Start of Data lines

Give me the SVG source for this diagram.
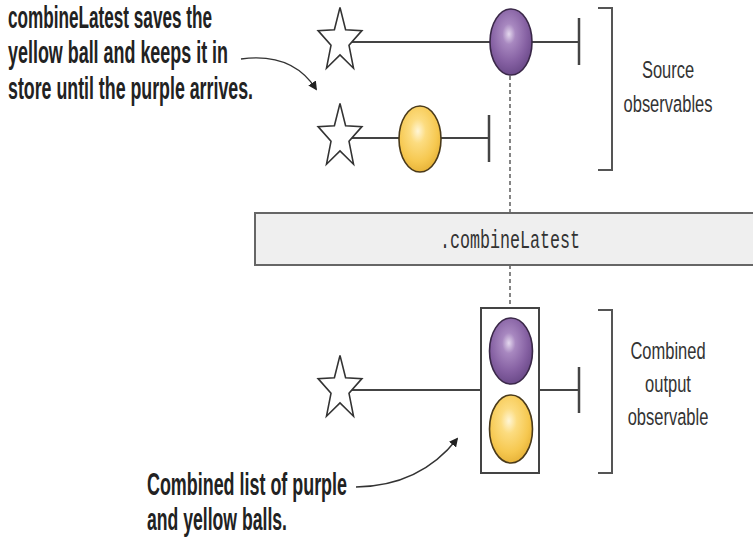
<svg xmlns="http://www.w3.org/2000/svg" xmlns:xlink="http://www.w3.org/1999/xlink" width="753" height="537" viewBox="0 0 753 537">
  <style>
    .line { stroke: #444; stroke-width: 2; fill: none; }
    .tick { stroke: #444; stroke-width: 2.5; fill: none; }
    .bracket { stroke: #555; stroke-width: 2; fill: none; }
    .dash { stroke: #444; stroke-width: 1.3; stroke-dasharray: 4 3; fill: none; }
    .star { fill: #fff; stroke: #333; stroke-width: 1.6; stroke-linejoin: miter; }
    .ball-p { fill: url(#gPurple); stroke: #3a2848; stroke-width: 1.6; }
    .ball-y { fill: url(#gYellow); stroke: #4a3a1a; stroke-width: 1.6; }
    .label { font-family: "Liberation Sans", Arial, sans-serif; font-size: 16.5px; fill: #333; text-anchor: middle; }
    .note { font-family: "Liberation Sans Narrow", "Liberation Sans", Arial, sans-serif; font-weight: bold; font-size: 19px; fill: #222; }
    .code { font-family: "Liberation Mono", "Courier New", monospace; font-size: 16.7px; fill: #333; text-anchor: middle; }
    .pointer { stroke: #333; stroke-width: 1.4; fill: none; marker-end: url(#arrow); }
  </style>
  <defs>
    <radialGradient id="gPurple" cx="0.45" cy="0.38" r="0.62">
      <stop offset="0" stop-color="#e4d8ee"/>
      <stop offset="0.25" stop-color="#a888c0"/>
      <stop offset="0.7" stop-color="#8560a2"/>
      <stop offset="1" stop-color="#6c4b8a"/>
    </radialGradient>
    <radialGradient id="gYellow" cx="0.45" cy="0.38" r="0.62">
      <stop offset="0" stop-color="#fff6d6"/>
      <stop offset="0.3" stop-color="#fcdc80"/>
      <stop offset="0.75" stop-color="#f6c850"/>
      <stop offset="1" stop-color="#e8b43a"/>
    </radialGradient>
    <polygon id="star" class="star" points="0,-33.6 5.6,-11.2 21.9,-10.4 9,4.3 13.5,27.2 0,13.9 -13.5,27.2 -9,4.3 -21.9,-10.4 -5.6,-11.2"/>
    <marker id="arrow" viewBox="0 0 10 10" refX="8" refY="5" markerWidth="9" markerHeight="9" markerUnits="userSpaceOnUse" orient="auto">
      <path d="M0,0 L10,5 L0,10 Z" fill="#222"/>
    </marker>
  </defs>

  <!-- connectors: dashed drops between timelines and operator, annotation pointers -->
  <g id="connectors">
    <line class="dash" x1="510" y1="76" x2="510" y2="213"/>
    <line class="dash" x1="510" y1="265" x2="510" y2="308"/>
    <path class="pointer" d="M241,59 Q292,52 316,89"/>
    <path class="pointer" d="M356,487 Q420,486 457,439"/>
  </g>

  <!-- source timeline 1: purple -->
  <g id="source-purple">
    <line class="line" x1="345" y1="42" x2="579" y2="42"/>
    <line class="tick" x1="579" y1="18" x2="579" y2="65"/>
    <use href="#star" x="340" y="41"/>
    <ellipse class="ball-p" cx="511" cy="42" rx="21" ry="33"/>
  </g>

  <!-- source timeline 2: yellow -->
  <g id="source-yellow">
    <line class="line" x1="345" y1="138" x2="489" y2="138"/>
    <line class="tick" x1="489" y1="115" x2="489" y2="162"/>
    <use href="#star" x="340" y="137"/>
    <ellipse class="ball-y" cx="420" cy="139" rx="21" ry="33"/>
  </g>

  <!-- bracket + label for sources -->
  <g id="source-label">
    <path class="bracket" d="M598,8 H612 V170 H598"/>
    <text class="label" transform="translate(668,78) scale(1,1.4)">Source</text>
    <text class="label" transform="translate(668,112) scale(1,1.4)">observables</text>
  </g>

  <!-- operator bar -->
  <g id="operator">
    <rect x="255" y="213" width="510" height="52" fill="#efefef" stroke="#666" stroke-width="2"/>
    <text class="code" transform="translate(510,248) scale(1,1.5)">.combineLatest</text>
  </g>

  <!-- combined output timeline -->
  <g id="output">
    <line class="line" x1="345" y1="390" x2="481" y2="390"/>
    <line class="line" x1="539" y1="390" x2="579" y2="390"/>
    <line class="tick" x1="579" y1="367" x2="579" y2="413"/>
    <use href="#star" x="340" y="389"/>
    <rect x="481" y="308" width="58" height="165" fill="#fff" stroke="#444" stroke-width="2"/>
    <ellipse class="ball-p" cx="511" cy="351" rx="21.5" ry="33"/>
    <ellipse class="ball-y" cx="511" cy="429" rx="21.5" ry="34"/>
  </g>

  <!-- bracket + label for output -->
  <g id="output-label">
    <path class="bracket" d="M598,310 H612 V473 H598"/>
    <text class="label" transform="translate(668,359) scale(1,1.4)">Combined</text>
    <text class="label" transform="translate(668,392) scale(1,1.4)">output</text>
    <text class="label" transform="translate(668,425) scale(1,1.4)">observable</text>
  </g>

  <!-- annotation: top -->
  <g id="note-top">
    <text class="note" transform="translate(8,28) scale(1,1.65)" textLength="204" lengthAdjust="spacingAndGlyphs">combineLatest saves the</text>
    <text class="note" transform="translate(8,63) scale(1,1.65)" textLength="220" lengthAdjust="spacingAndGlyphs">yellow ball and keeps it in</text>
    <text class="note" transform="translate(8,99) scale(1,1.65)" textLength="245" lengthAdjust="spacingAndGlyphs">store until the purple arrives.</text>
  </g>

  <!-- annotation: bottom -->
  <g id="note-bottom">
    <text class="note" transform="translate(147,495) scale(1,1.65)" textLength="200" lengthAdjust="spacingAndGlyphs">Combined list of purple</text>
    <text class="note" transform="translate(147,530) scale(1,1.65)" textLength="140" lengthAdjust="spacingAndGlyphs">and yellow balls.</text>
  </g>
</svg>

End of Data lines

# Problem details:
Return each line of the data, keeping its wording exact and omitting pictures.

# Solution for this problem:
Give me the SVG source for this diagram.
<svg xmlns="http://www.w3.org/2000/svg" xmlns:xlink="http://www.w3.org/1999/xlink" width="753" height="537" viewBox="0 0 753 537">
  <style>
    .line { stroke: #444; stroke-width: 2; fill: none; }
    .tick { stroke: #444; stroke-width: 2.5; fill: none; }
    .bracket { stroke: #555; stroke-width: 2; fill: none; }
    .dash { stroke: #444; stroke-width: 1.3; stroke-dasharray: 4 3; fill: none; }
    .star { fill: #fff; stroke: #333; stroke-width: 1.6; stroke-linejoin: miter; }
    .ball-p { fill: url(#gPurple); stroke: #3a2848; stroke-width: 1.6; }
    .ball-y { fill: url(#gYellow); stroke: #4a3a1a; stroke-width: 1.6; }
    .label { font-family: "Liberation Sans", Arial, sans-serif; font-size: 16.5px; fill: #333; text-anchor: middle; }
    .note { font-family: "Liberation Sans Narrow", "Liberation Sans", Arial, sans-serif; font-weight: bold; font-size: 19px; fill: #222; }
    .code { font-family: "Liberation Mono", "Courier New", monospace; font-size: 16.7px; fill: #333; text-anchor: middle; }
    .pointer { stroke: #333; stroke-width: 1.4; fill: none; marker-end: url(#arrow); }
  </style>
  <defs>
    <radialGradient id="gPurple" cx="0.45" cy="0.38" r="0.62">
      <stop offset="0" stop-color="#e4d8ee"/>
      <stop offset="0.25" stop-color="#a888c0"/>
      <stop offset="0.7" stop-color="#8560a2"/>
      <stop offset="1" stop-color="#6c4b8a"/>
    </radialGradient>
    <radialGradient id="gYellow" cx="0.45" cy="0.38" r="0.62">
      <stop offset="0" stop-color="#fff6d6"/>
      <stop offset="0.3" stop-color="#fcdc80"/>
      <stop offset="0.75" stop-color="#f6c850"/>
      <stop offset="1" stop-color="#e8b43a"/>
    </radialGradient>
    <polygon id="star" class="star" points="0,-33.6 5.6,-11.2 21.9,-10.4 9,4.3 13.5,27.2 0,13.9 -13.5,27.2 -9,4.3 -21.9,-10.4 -5.6,-11.2"/>
    <marker id="arrow" viewBox="0 0 10 10" refX="8" refY="5" markerWidth="9" markerHeight="9" markerUnits="userSpaceOnUse" orient="auto">
      <path d="M0,0 L10,5 L0,10 Z" fill="#222"/>
    </marker>
  </defs>

  <!-- connectors: dashed drops between timelines and operator, annotation pointers -->
  <g id="connectors">
    <line class="dash" x1="510" y1="76" x2="510" y2="213"/>
    <line class="dash" x1="510" y1="265" x2="510" y2="308"/>
    <path class="pointer" d="M241,59 Q292,52 316,89"/>
    <path class="pointer" d="M356,487 Q420,486 457,439"/>
  </g>

  <!-- source timeline 1: purple -->
  <g id="source-purple">
    <line class="line" x1="345" y1="42" x2="579" y2="42"/>
    <line class="tick" x1="579" y1="18" x2="579" y2="65"/>
    <use href="#star" x="340" y="41"/>
    <ellipse class="ball-p" cx="511" cy="42" rx="21" ry="33"/>
  </g>

  <!-- source timeline 2: yellow -->
  <g id="source-yellow">
    <line class="line" x1="345" y1="138" x2="489" y2="138"/>
    <line class="tick" x1="489" y1="115" x2="489" y2="162"/>
    <use href="#star" x="340" y="137"/>
    <ellipse class="ball-y" cx="420" cy="139" rx="21" ry="33"/>
  </g>

  <!-- bracket + label for sources -->
  <g id="source-label">
    <path class="bracket" d="M598,8 H612 V170 H598"/>
    <text class="label" transform="translate(668,78) scale(1,1.4)">Source</text>
    <text class="label" transform="translate(668,112) scale(1,1.4)">observables</text>
  </g>

  <!-- operator bar -->
  <g id="operator">
    <rect x="255" y="213" width="510" height="52" fill="#efefef" stroke="#666" stroke-width="2"/>
    <text class="code" transform="translate(510,248) scale(1,1.5)">.combineLatest</text>
  </g>

  <!-- combined output timeline -->
  <g id="output">
    <line class="line" x1="345" y1="390" x2="481" y2="390"/>
    <line class="line" x1="539" y1="390" x2="579" y2="390"/>
    <line class="tick" x1="579" y1="367" x2="579" y2="413"/>
    <use href="#star" x="340" y="389"/>
    <rect x="481" y="308" width="58" height="165" fill="#fff" stroke="#444" stroke-width="2"/>
    <ellipse class="ball-p" cx="511" cy="351" rx="21.5" ry="33"/>
    <ellipse class="ball-y" cx="511" cy="429" rx="21.5" ry="34"/>
  </g>

  <!-- bracket + label for output -->
  <g id="output-label">
    <path class="bracket" d="M598,310 H612 V473 H598"/>
    <text class="label" transform="translate(668,359) scale(1,1.4)">Combined</text>
    <text class="label" transform="translate(668,392) scale(1,1.4)">output</text>
    <text class="label" transform="translate(668,425) scale(1,1.4)">observable</text>
  </g>

  <!-- annotation: top -->
  <g id="note-top">
    <text class="note" transform="translate(8,28) scale(1,1.65)" textLength="204" lengthAdjust="spacingAndGlyphs">combineLatest saves the</text>
    <text class="note" transform="translate(8,63) scale(1,1.65)" textLength="220" lengthAdjust="spacingAndGlyphs">yellow ball and keeps it in</text>
    <text class="note" transform="translate(8,99) scale(1,1.65)" textLength="245" lengthAdjust="spacingAndGlyphs">store until the purple arrives.</text>
  </g>

  <!-- annotation: bottom -->
  <g id="note-bottom">
    <text class="note" transform="translate(147,495) scale(1,1.65)" textLength="200" lengthAdjust="spacingAndGlyphs">Combined list of purple</text>
    <text class="note" transform="translate(147,530) scale(1,1.65)" textLength="140" lengthAdjust="spacingAndGlyphs">and yellow balls.</text>
  </g>
</svg>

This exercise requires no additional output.